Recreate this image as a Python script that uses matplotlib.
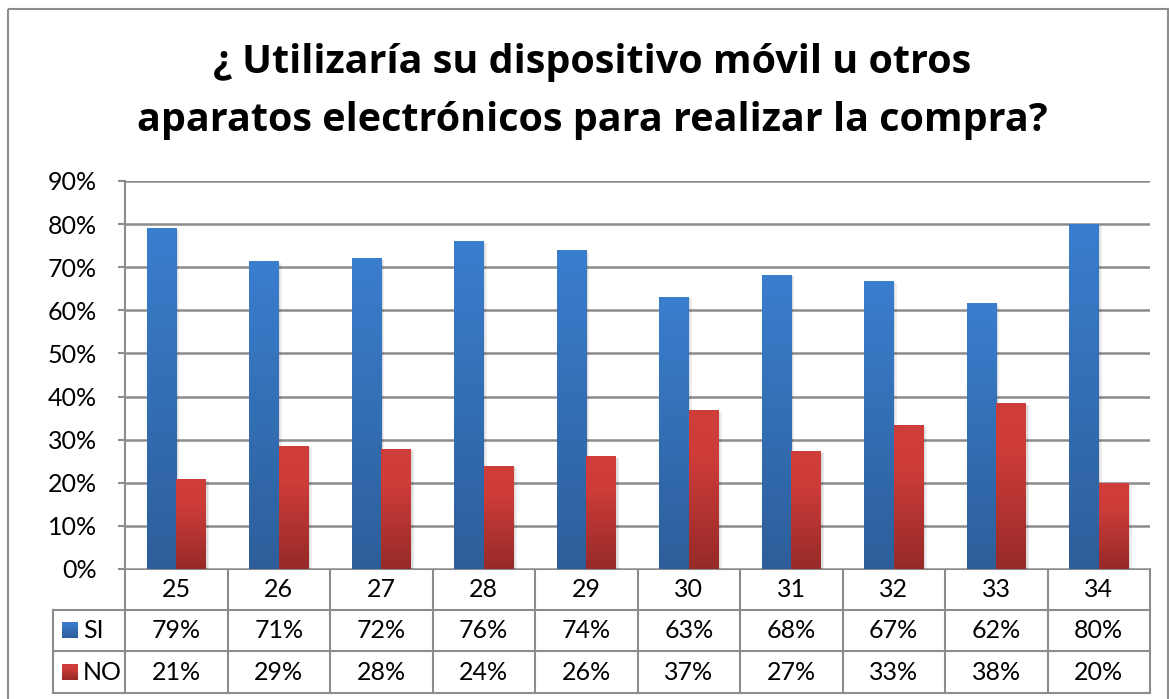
# Encuesta: uso de dispositivos moviles para compras, por edad
import numpy as np
import matplotlib.pyplot as plt
from matplotlib.patches import Rectangle
from matplotlib.colors import LinearSegmentedColormap

plt.rcParams['font.family'] = ['Lato', 'DejaVu Sans']

# Datos
edades = ['25', '26', '27', '28', '29', '30', '31', '32', '33', '34']
si = [79.1, 71.4, 72.1, 76.0, 74.0, 63.2, 68.3, 66.7, 61.6, 80.0]
no = [20.9, 28.6, 27.9, 24.0, 26.2, 36.8, 27.4, 33.4, 38.4, 20.0]
series = ['SI', 'NO']
titulo = ['¿ Utilizaría su dispositivo móvil u otros',
          'aparatos electrónicos para realizar la compra?']
yticks = [0, 10, 20, 30, 40, 50, 60, 70, 80, 90]

W, H = 1169, 699
fig = plt.figure(figsize=(W / 100, H / 100), dpi=100)

# Capa de fondo en pixeles (marco, titulo, tabla)
bg = fig.add_axes([0, 0, 1, 1])
bg.set_xlim(0, W)
bg.set_ylim(H, 0)
bg.axis('off')

grey = '#8c8c8c'
fs = 18
bg.add_patch(Rectangle((8, 9), 1160, 700, fill=False, ec=grey, lw=1.5))
t1 = bg.text(592, 63, titulo[0], ha='center', va='center', fontsize=30,
             fontweight='bold', family=['Open Sans', 'DejaVu Sans'])
t2 = bg.text(592, 120, titulo[1], ha='center', va='center', fontsize=30,
             fontweight='bold', family=['Open Sans', 'DejaVu Sans'])
# ajustar el ancho de la segunda linea a ~911 px
r = fig.canvas.get_renderer()
k = 911 / t2.get_window_extent(r).width
t1.set_fontsize(30 * k)
t2.set_fontsize(30 * k)

# Area de trazado
x0, x1, ytop, ybot = 125, 1150, 181, 569
ax = fig.add_axes([x0 / W, 1 - ybot / H, (x1 - x0) / W, (ybot - ytop) / H])
ax.set_xlim(0, len(edades))
ax.set_ylim(0, 90)
ax.set_yticks(yticks)
ax.set_yticklabels([f'{t}%' for t in yticks], fontsize=fs)
ax.set_xticks([])
ax.grid(axis='y', color=grey, lw=1.8)
ax.set_axisbelow(True)
for s in ['top', 'right', 'bottom']:
    ax.spines[s].set_visible(False)
ax.spines['left'].set_color(grey)
ax.spines['left'].set_linewidth(1.5)
ax.tick_params(axis='y', length=5, width=1.5, color=grey, pad=15)

cm_si = LinearSegmentedColormap.from_list('si', ['#2d5e9a', '#3a7ece'])
cm_no = LinearSegmentedColormap.from_list(
    'no', [(0, '#962a28'), (0.7, '#cd3c39'), (1, '#d03e3b')])
grad = np.linspace(0, 1, 256).reshape(-1, 1)

x = np.arange(len(edades)) + 0.5
bw = 0.29
for vals, off, cm in [(si, -bw / 2, cm_si), (no, bw / 2, cm_no)]:
    bars = ax.bar(x + off, vals, bw, color='none', zorder=3)
    for b in bars:
        bx, by = b.get_x(), b.get_height()
        # sombra suave
        for d, a in [(0.03, 0.07), (0.015, 0.07)]:
            ax.add_patch(Rectangle((bx + d, 0), bw, by - 0.4, fc='#000000',
                                   alpha=a, lw=0, zorder=2))
        im = ax.imshow(grad, extent=(bx, bx + bw, 0, by), origin='lower', cmap=cm,
                       aspect='auto', zorder=3)
        im.set_clip_path(b)
ax.set_xlim(0, len(edades))
ax.set_ylim(0, 90)

# Tabla de datos
rows = [569, 610, 651, 693]
lx = 53
cw = (x1 - x0) / len(edades)
bg.plot([x0, x1], [rows[0], rows[0]], color=grey, lw=1.5)
for rr in rows[1:]:
    bg.plot([lx, x1], [rr, rr], color=grey, lw=1.5)
bg.plot([lx, lx], [rows[1], rows[3]], color=grey, lw=1.5)
for i in range(len(edades) + 1):
    bg.plot([x0 + i * cw] * 2, [rows[0], rows[3]], color=grey, lw=1.5)

for i, e in enumerate(edades):
    cx = x0 + (i + 0.5) * cw
    bg.text(cx, (rows[0] + rows[1]) / 2, e, ha='center', va='center', fontsize=fs)
    bg.text(cx, (rows[1] + rows[2]) / 2, f'{si[i]:.0f}%', ha='center', va='center', fontsize=fs)
    bg.text(cx, (rows[2] + rows[3]) / 2, f'{no[i]:.0f}%', ha='center', va='center', fontsize=fs)

for j, (nombre, cm) in enumerate([(series[0], cm_si), (series[1], cm_no)]):
    yc = (rows[j + 1] + rows[j + 2]) / 2
    bg.imshow(grad[::-1], extent=(62, 78, yc + 8, yc - 8), cmap=cm, aspect='auto', zorder=3)
    bg.text(83, yc, nombre, ha='left', va='center', fontsize=fs)
bg.set_xlim(0, W)
bg.set_ylim(H, 0)

fig.savefig('out.png', dpi=100)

┄┄┄┄┄┄┄┄┄┄

__EXERCISE OBJECTIVE__. Your task is to repeat the material above exactly, without its pictures.

__REPLY__.
Recreate this image as a Python script that uses matplotlib.
# Encuesta: uso de dispositivos moviles para compras, por edad
import numpy as np
import matplotlib.pyplot as plt
from matplotlib.patches import Rectangle
from matplotlib.colors import LinearSegmentedColormap

plt.rcParams['font.family'] = ['Lato', 'DejaVu Sans']

# Datos
edades = ['25', '26', '27', '28', '29', '30', '31', '32', '33', '34']
si = [79.1, 71.4, 72.1, 76.0, 74.0, 63.2, 68.3, 66.7, 61.6, 80.0]
no = [20.9, 28.6, 27.9, 24.0, 26.2, 36.8, 27.4, 33.4, 38.4, 20.0]
series = ['SI', 'NO']
titulo = ['¿ Utilizaría su dispositivo móvil u otros',
          'aparatos electrónicos para realizar la compra?']
yticks = [0, 10, 20, 30, 40, 50, 60, 70, 80, 90]

W, H = 1169, 699
fig = plt.figure(figsize=(W / 100, H / 100), dpi=100)

# Capa de fondo en pixeles (marco, titulo, tabla)
bg = fig.add_axes([0, 0, 1, 1])
bg.set_xlim(0, W)
bg.set_ylim(H, 0)
bg.axis('off')

grey = '#8c8c8c'
fs = 18
bg.add_patch(Rectangle((8, 9), 1160, 700, fill=False, ec=grey, lw=1.5))
t1 = bg.text(592, 63, titulo[0], ha='center', va='center', fontsize=30,
             fontweight='bold', family=['Open Sans', 'DejaVu Sans'])
t2 = bg.text(592, 120, titulo[1], ha='center', va='center', fontsize=30,
             fontweight='bold', family=['Open Sans', 'DejaVu Sans'])
# ajustar el ancho de la segunda linea a ~911 px
r = fig.canvas.get_renderer()
k = 911 / t2.get_window_extent(r).width
t1.set_fontsize(30 * k)
t2.set_fontsize(30 * k)

# Area de trazado
x0, x1, ytop, ybot = 125, 1150, 181, 569
ax = fig.add_axes([x0 / W, 1 - ybot / H, (x1 - x0) / W, (ybot - ytop) / H])
ax.set_xlim(0, len(edades))
ax.set_ylim(0, 90)
ax.set_yticks(yticks)
ax.set_yticklabels([f'{t}%' for t in yticks], fontsize=fs)
ax.set_xticks([])
ax.grid(axis='y', color=grey, lw=1.8)
ax.set_axisbelow(True)
for s in ['top', 'right', 'bottom']:
    ax.spines[s].set_visible(False)
ax.spines['left'].set_color(grey)
ax.spines['left'].set_linewidth(1.5)
ax.tick_params(axis='y', length=5, width=1.5, color=grey, pad=15)

cm_si = LinearSegmentedColormap.from_list('si', ['#2d5e9a', '#3a7ece'])
cm_no = LinearSegmentedColormap.from_list(
    'no', [(0, '#962a28'), (0.7, '#cd3c39'), (1, '#d03e3b')])
grad = np.linspace(0, 1, 256).reshape(-1, 1)

x = np.arange(len(edades)) + 0.5
bw = 0.29
for vals, off, cm in [(si, -bw / 2, cm_si), (no, bw / 2, cm_no)]:
    bars = ax.bar(x + off, vals, bw, color='none', zorder=3)
    for b in bars:
        bx, by = b.get_x(), b.get_height()
        # sombra suave
        for d, a in [(0.03, 0.07), (0.015, 0.07)]:
            ax.add_patch(Rectangle((bx + d, 0), bw, by - 0.4, fc='#000000',
                                   alpha=a, lw=0, zorder=2))
        im = ax.imshow(grad, extent=(bx, bx + bw, 0, by), origin='lower', cmap=cm,
                       aspect='auto', zorder=3)
        im.set_clip_path(b)
ax.set_xlim(0, len(edades))
ax.set_ylim(0, 90)

# Tabla de datos
rows = [569, 610, 651, 693]
lx = 53
cw = (x1 - x0) / len(edades)
bg.plot([x0, x1], [rows[0], rows[0]], color=grey, lw=1.5)
for rr in rows[1:]:
    bg.plot([lx, x1], [rr, rr], color=grey, lw=1.5)
bg.plot([lx, lx], [rows[1], rows[3]], color=grey, lw=1.5)
for i in range(len(edades) + 1):
    bg.plot([x0 + i * cw] * 2, [rows[0], rows[3]], color=grey, lw=1.5)

for i, e in enumerate(edades):
    cx = x0 + (i + 0.5) * cw
    bg.text(cx, (rows[0] + rows[1]) / 2, e, ha='center', va='center', fontsize=fs)
    bg.text(cx, (rows[1] + rows[2]) / 2, f'{si[i]:.0f}%', ha='center', va='center', fontsize=fs)
    bg.text(cx, (rows[2] + rows[3]) / 2, f'{no[i]:.0f}%', ha='center', va='center', fontsize=fs)

for j, (nombre, cm) in enumerate([(series[0], cm_si), (series[1], cm_no)]):
    yc = (rows[j + 1] + rows[j + 2]) / 2
    bg.imshow(grad[::-1], extent=(62, 78, yc + 8, yc - 8), cmap=cm, aspect='auto', zorder=3)
    bg.text(83, yc, nombre, ha='left', va='center', fontsize=fs)
bg.set_xlim(0, W)
bg.set_ylim(H, 0)

fig.savefig('out.png', dpi=100)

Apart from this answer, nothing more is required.